▶ [Written request]: Leave out the pictures and retype only the lines from the opening line to the line that holds "gender_values = [27.7, 72.3]", both ends included.

▶ [Supplied information]:
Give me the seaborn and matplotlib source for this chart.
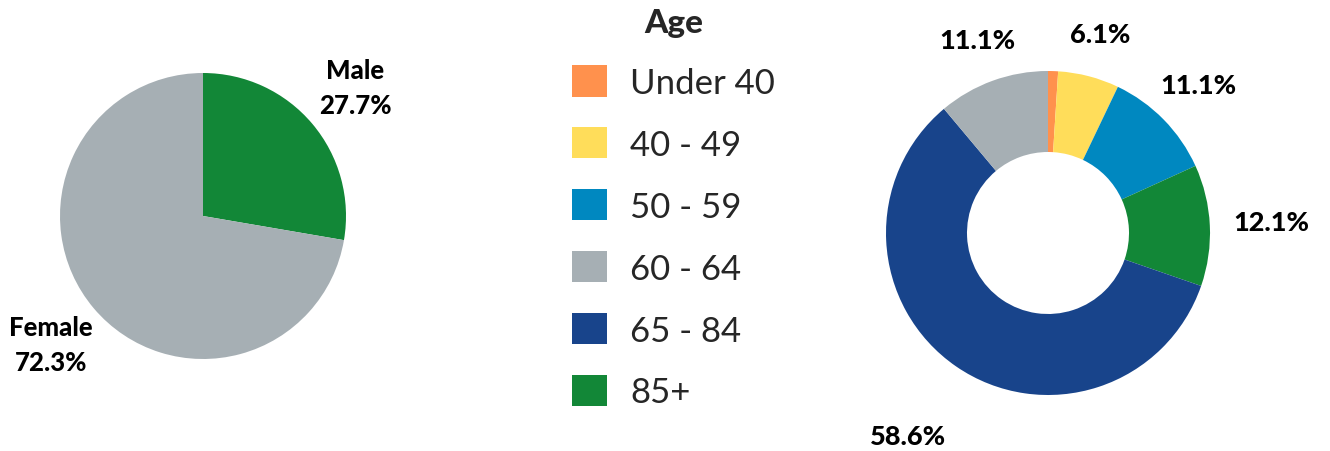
import numpy as np
import matplotlib
matplotlib.use("Agg")
import matplotlib.pyplot as plt
from matplotlib.patches import Patch
import seaborn as sns

# Gender split
gender_labels = ["Male", "Female"]
gender_values = [27.7, 72.3]

# Age distribution
age_groups = ["Under 40", "40 - 49", "50 - 59", "85+", "65 - 84", "60 - 64"]
age_values = [1.0, 6.1, 11.1, 12.1, 58.6, 11.1]
age_shown = [False, True, True, True, True, True]
legend_order = ["Under 40", "40 - 49", "50 - 59", "60 - 64", "65 - 84", "85+"]

sns.set_theme(style="white")
plt.rcParams["font.family"] = ["Lato", "DejaVu Sans"]

palette = {
    "Male": "#128737",
    "Female": "#a6afb4",
    "Under 40": "#ff914d",
    "40 - 49": "#ffdd5a",
    "50 - 59": "#0088c0",
    "60 - 64": "#a6afb4",
    "65 - 84": "#18448b",
    "85+": "#128737",
}

W, H = 1330, 452
fig = plt.figure(figsize=(W / 100, H / 100), dpi=100)
LIM = 1.6


def square_axes(cx, cy, r):
    side = 2 * LIM * r
    ax = fig.add_axes([(cx - side / 2) / W, (H - cy - side / 2) / H, side / W, side / H])
    ax.set_xlim(-LIM, LIM)
    ax.set_ylim(-LIM, LIM)
    ax.set_aspect("equal")
    ax.axis("off")
    return ax


def mid_angle(w):
    return np.deg2rad((w.theta1 + w.theta2) / 2)


# Gender pie
ax1 = square_axes(203, 217, 143)
wedges, _ = ax1.pie(gender_values, colors=[palette[g] for g in gender_labels],
                    startangle=90, counterclock=False, radius=1,
                    wedgeprops=dict(linewidth=0))
ax1.set_xlim(-LIM, LIM)
ax1.set_ylim(-LIM, LIM)
for w, name, v in zip(wedges, gender_labels, gender_values):
    a = mid_angle(w)
    ax1.text(1.39 * np.cos(a), 1.39 * np.sin(a), f"{name}\n{v:.1f}%",
             ha="center", va="center", fontsize=18.5, fontweight="black",
             linespacing=1.55, color="black", clip_on=False)

# Age donut
ax2 = square_axes(1048, 234, 162)
wedges2, _ = ax2.pie(age_values, colors=[palette[g] for g in age_groups],
                     startangle=90, counterclock=False, radius=1,
                     wedgeprops=dict(width=0.5, linewidth=0))
ax2.set_xlim(-LIM, LIM)
ax2.set_ylim(-LIM, LIM)
label_dist = [1.3, 1.27, 1.3, 1.38, 1.52, 1.27]
for w, v, show, d in zip(wedges2, age_values, age_shown, label_dist):
    if not show:
        continue
    a = mid_angle(w)
    ax2.text(d * np.cos(a), d * np.sin(a), f"{v:.1f}%",
             ha="center", va="center", fontsize=19.5, fontweight="black",
             color="black", clip_on=False)

# Legend
handles = [Patch(facecolor=palette[g], edgecolor="none", label=g) for g in legend_order]
leg = fig.legend(handles=handles, loc="upper left",
                 bbox_to_anchor=(572 / W, 1 - 9 / H), frameon=False,
                 fontsize=25, title="Age", title_fontproperties=dict(size=24, weight="black"),
                 handlelength=1.0, handleheight=1.0, handletextpad=0.68,
                 labelspacing=0.82, borderpad=0, borderaxespad=0)

fig.savefig("out.png", dpi=100)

▶ [Correct answer]:
Give me the seaborn and matplotlib source for this chart.
import numpy as np
import matplotlib
matplotlib.use("Agg")
import matplotlib.pyplot as plt
from matplotlib.patches import Patch
import seaborn as sns

# Gender split
gender_labels = ["Male", "Female"]
gender_values = [27.7, 72.3]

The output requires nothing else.